While most academic hospitalist groups might be struggling with the practicalities of new resident work-hour rules, pediatric hospitalist Glenn Rosenbluth, MD, sees an opportunity if the rules spur a migration from traditional call models to shift-based work.
Dr. Rosenbluth and colleagues at University of California at San Francisco’s (UCSF) Benioff Children’s Hospital are working on research that shows a shift-based model that complies with Accreditation Council for Graduate Medical Education (ACGME) guidelines can cut costs and reduce length of stay (LOS). The ACGME work-hour rules limit first-year residents to 16-hour shifts.
At UCSF Benioff, the traditional call model (with 30-hour shifts) was replaced by shift work in 2008. Medical inpatient teams now feature four interns working four-week blocks. Three weeks are scheduled as day shifts, with one week of night shifts.

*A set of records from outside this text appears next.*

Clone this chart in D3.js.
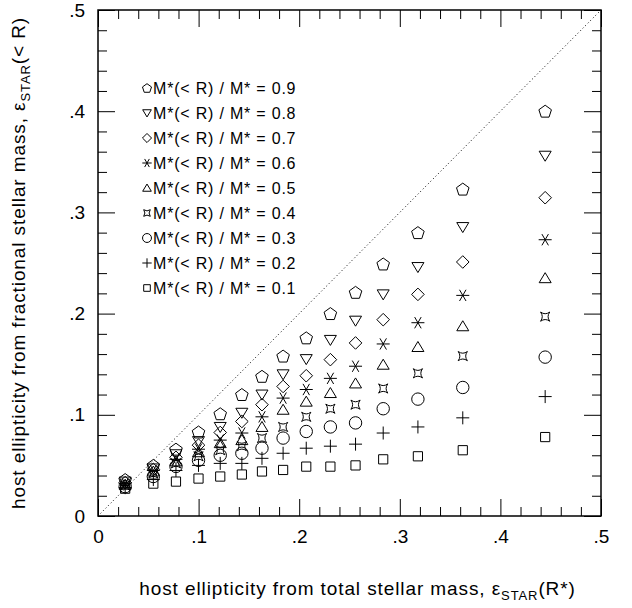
<!DOCTYPE html>
<html>
<head>
<meta charset="utf-8">
<script src="https://cdn.jsdelivr.net/npm/d3@7"></script>
<style>
  body { margin: 0; background: #fff; }
  svg text { font-family: "Liberation Sans", Arial, Helvetica, sans-serif; fill: #000; }
</style>
</head>
<body>
<div id="chart"></div>
<script>
// epsilon_STAR(R*) for each galaxy column (x axis)
const epsTotal = [0.027, 0.055, 0.0775, 0.0999, 0.1215, 0.143, 0.163, 0.184, 0.207, 0.231, 0.256, 0.2835, 0.318, 0.3626, 0.4445];

// epsilon_STAR(< R) for each fractional mass cut (y axis)
const frac09 = [0.036, 0.050, 0.066, 0.083, 0.101, 0.120, 0.138, 0.158, 0.176, 0.200, 0.221, 0.249, 0.280, 0.323, 0.400];
const frac08 = [0.034, 0.047, 0.061, 0.074, 0.088, 0.102, 0.120, 0.140, 0.155, 0.174, 0.193, 0.219, 0.246, 0.2855, 0.356];
const frac07 = [0.033, 0.046, 0.058, 0.070, 0.0825, 0.0934, 0.110, 0.128, 0.1386, 0.1545, 0.171, 0.194, 0.219, 0.251, 0.3145];
const frac06 = [0.032, 0.045, 0.056, 0.066, 0.075, 0.082, 0.098, 0.1165, 0.125, 0.136, 0.148, 0.170, 0.191, 0.218, 0.273];
const frac05 = [0.031, 0.044, 0.054, 0.063, 0.072, 0.075, 0.088, 0.105, 0.113, 0.1215, 0.131, 0.1495, 0.167, 0.1875, 0.235];
const frac04 = [0.030, 0.042, 0.052, 0.059, 0.065, 0.069, 0.077, 0.088, 0.098, 0.106, 0.110, 0.126, 0.141, 0.158, 0.197];
const frac03 = [0.029, 0.039, 0.049, 0.055, 0.060, 0.062, 0.067, 0.077, 0.0835, 0.088, 0.092, 0.106, 0.1155, 0.127, 0.157];
const frac02 = [0.028, 0.036, 0.045, 0.050, 0.052, 0.052, 0.057, 0.062, 0.067, 0.069, 0.071, 0.082, 0.088, 0.097, 0.118];
const frac01 = [0.027, 0.032, 0.034, 0.037, 0.039, 0.041, 0.044, 0.0455, 0.0488, 0.0488, 0.050, 0.056, 0.059, 0.065, 0.078];

const fractions = ["0.9", "0.8", "0.7", "0.6", "0.5", "0.4", "0.3", "0.2", "0.1"];
const symbols = ["pentagon", "triDown", "diamond", "asterisk", "triUp", "star4", "circle", "plus", "square"];
const seriesValues = [frac09, frac08, frac07, frac06, frac05, frac04, frac03, frac02, frac01];

const majorTicks = [0, 0.1, 0.2, 0.3, 0.4, 0.5];

const width = 632, height = 608;
const margin = {top: 10, right: 31, bottom: 92, left: 98};
const w = width - margin.left - margin.right;
const h = height - margin.top - margin.bottom;

const svg = d3.select("#chart").append("svg")
    .attr("width", width)
    .attr("height", height);

const g = svg.append("g")
    .attr("transform", `translate(${margin.left},${margin.top})`);

const x = d3.scaleLinear().domain([0, 0.5]).range([0, w]);
const y = d3.scaleLinear().domain([0, 0.5]).range([h, 0]);

const minorTicks = d3.range(0, 0.5001, 0.02).filter(v => Math.abs(v * 10 - Math.round(v * 10)) > 1e-6);
const fmt = d => d === 0 ? "0" : d3.format(".1f")(d).replace(/^0/, "");

// symbol paths centred on 0,0
function symbolPath(type, s) {
    let p = "";
    if (type === "pentagon") {
        const pts = d3.range(5).map(k => {
            const a = -Math.PI / 2 + k * 2 * Math.PI / 5;
            return [6.6 * s * Math.cos(a), 6.6 * s * Math.sin(a) + 0.6 * s];
        });
        p = "M" + pts.map(q => q.join(",")).join("L") + "Z";
    } else if (type === "triDown") {
        p = `M${-6 * s},${-4.5 * s}L${6 * s},${-4.5 * s}L0,${5.5 * s}Z`;
    } else if (type === "triUp") {
        p = `M${-6 * s},${4.5 * s}L${6 * s},${4.5 * s}L0,${-5.5 * s}Z`;
    } else if (type === "diamond") {
        const r = 6.3 * s;
        p = `M0,${-r}L${r},0L0,${r}L${-r},0Z`;
    } else if (type === "asterisk") {
        const r = 6.5 * s;
        p = `M${-r},0L${r},0`;
        [60, 120].forEach(deg => {
            const a = deg * Math.PI / 180;
            p += `M${-r * Math.cos(a)},${-r * Math.sin(a)}L${r * Math.cos(a)},${r * Math.sin(a)}`;
        });
    } else if (type === "star4") {
        const r = 4.6 * s, c = 1.2 * s;
        p = `M${-r},${-r}Q0,${-c} ${r},${-r}Q${c},0 ${r},${r}Q0,${c} ${-r},${r}Q${-c},0 ${-r},${-r}Z`;
    } else if (type === "circle") {
        const r = 6.2 * s;
        p = `M${r},0A${r},${r} 0 1,1 ${-r},0A${r},${r} 0 1,1 ${r},0Z`;
    } else if (type === "plus") {
        const r = 6.5 * s;
        p = `M${-r},0L${r},0M0,${-r}L0,${r}`;
    } else if (type === "square") {
        const r = 4.6 * s;
        p = `M${-r},${-r}L${r},${-r}L${r},${r}L${-r},${r}Z`;
    }
    return p;
}

// Axes: ticks on all four sides pointing inward
function drawTicks(axisFn, transform, values, size, labels, pad) {
    const ax = axisFn.tickValues(values).tickSize(-size).tickPadding(pad || 3)
        .tickFormat(labels ? fmt : "");
    const sel = g.append("g").attr("transform", transform).call(ax);
    sel.select(".domain").remove();
    sel.selectAll(".tick line").attr("stroke", "#000").attr("stroke-width", 1);
    sel.selectAll(".tick text").style("font-size", "19px").attr("fill", "#000");
    return sel;
}

drawTicks(d3.axisBottom(x), `translate(0,${h})`, minorTicks, 9, false);
drawTicks(d3.axisBottom(x), `translate(0,${h})`, majorTicks, 17, true, 14);
drawTicks(d3.axisTop(x), "translate(0,0)", minorTicks, 9, false);
drawTicks(d3.axisTop(x), "translate(0,0)", majorTicks, 17, false);
drawTicks(d3.axisLeft(y), "translate(0,0)", minorTicks, 9, false);
drawTicks(d3.axisLeft(y), "translate(0,0)", majorTicks, 17, true, 13);
drawTicks(d3.axisRight(y), `translate(${w},0)`, minorTicks, 9, false);
drawTicks(d3.axisRight(y), `translate(${w},0)`, majorTicks, 17, false);

// Frame
g.append("rect")
    .attr("width", w)
    .attr("height", h)
    .attr("fill", "none")
    .attr("stroke", "#000")
    .attr("stroke-width", 1.5);

// one-to-one line
g.append("line")
    .attr("x1", x(0)).attr("y1", y(0))
    .attr("x2", x(0.5)).attr("y2", y(0.5))
    .attr("stroke", "#000")
    .attr("stroke-width", 1)
    .attr("stroke-dasharray", "1,2.6");

// Data points
seriesValues.forEach((vals, i) => {
    g.append("g").selectAll("path")
        .data(vals.map((v, j) => ({x: epsTotal[j], y: v})))
        .enter()
        .append("path")
        .attr("transform", d => `translate(${x(d.x)},${y(d.y)})`)
        .attr("d", symbolPath(symbols[i], 1))
        .attr("fill", "none")
        .attr("stroke", "#000")
        .attr("stroke-width", 1);
});

// Legend
const legend = svg.append("g").attr("transform", "translate(147,88)");
fractions.forEach((f, i) => {
    const row = legend.append("g").attr("transform", `translate(0,${i * 25})`);
    row.append("path")
        .attr("d", symbolPath(symbols[i], 0.72))
        .attr("fill", "none")
        .attr("stroke", "#000")
        .attr("stroke-width", 1);
    row.append("text")
        .attr("x", 6)
        .attr("dy", "0.36em")
        .style("font-size", "16px")
        .style("letter-spacing", "0.8px")
        .text(`M*(< R) / M* = ${f}`);
});

// Axis titles
const xTitle = svg.append("text")
    .attr("x", margin.left + w / 2 + 8)
    .attr("y", 595)
    .attr("text-anchor", "middle")
    .style("font-size", "19px")
    .style("letter-spacing", "0.9px");
xTitle.append("tspan").text("host ellipticity from total stellar mass, \u03b5");
xTitle.append("tspan").attr("dy", 5).style("font-size", "13px").text("STAR");
xTitle.append("tspan").attr("dy", -5).text("(R*)");

const yTitle = svg.append("text")
    .attr("transform", `translate(25,${margin.top + h / 2}) rotate(-90)`)
    .attr("text-anchor", "middle")
    .style("font-size", "19px")
    .style("letter-spacing", "0.9px");
yTitle.append("tspan").text("host ellipticity from fractional stellar mass, \u03b5");
yTitle.append("tspan").attr("dy", 5).style("font-size", "13px").text("STAR");
yTitle.append("tspan").attr("dy", -5).text("(< R)");
</script>
</body>
</html>
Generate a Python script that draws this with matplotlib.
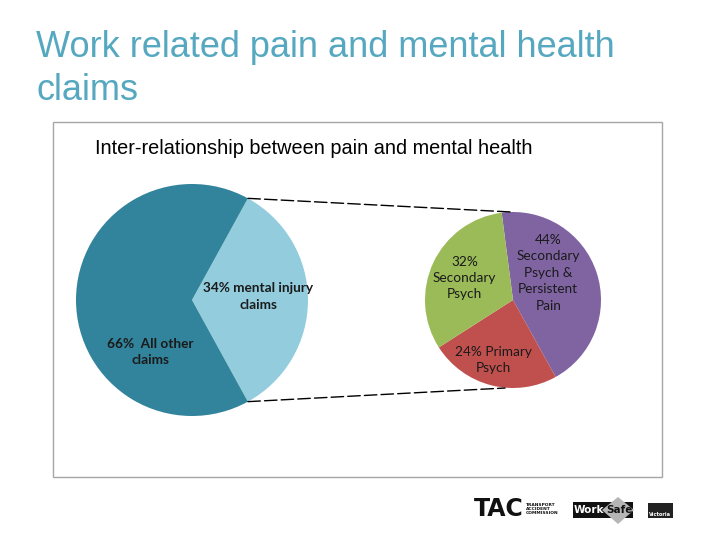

“It’s not that I think scheduling is the magic bullet,” Dr. Rosenbluth says. “But I think scheduling can be leveraged.”
In an abstract published in the Journal of Hospital Medicine, Dr. Rosenbluth and colleagues compared LOS and total cost for admitted patients diagnosed with the hospital’s 10 most common pediatric diagnoses during the year before and after the schedule change. When the review was limited to non-ICU patients, LOS was reduced by 18% (rate ratio, 0.82; 95% CI, 0.73-0.93), and total costs were cut 10% (0.90; 95% CI,0.81-0.99). Dr. Rosenbluth says the model also has increased the staff’s ownership of night patients, as interns moving from night shift to day shift will often see the same children.
Dr. Rosenbluth hopes to further his research to draw even more evidence-based conclusions. “I think shorter shifts are the way to go and I think our model shows that,” he says. “I haven’t proven that, but I do believe that. And that’s what we’re looking to study.”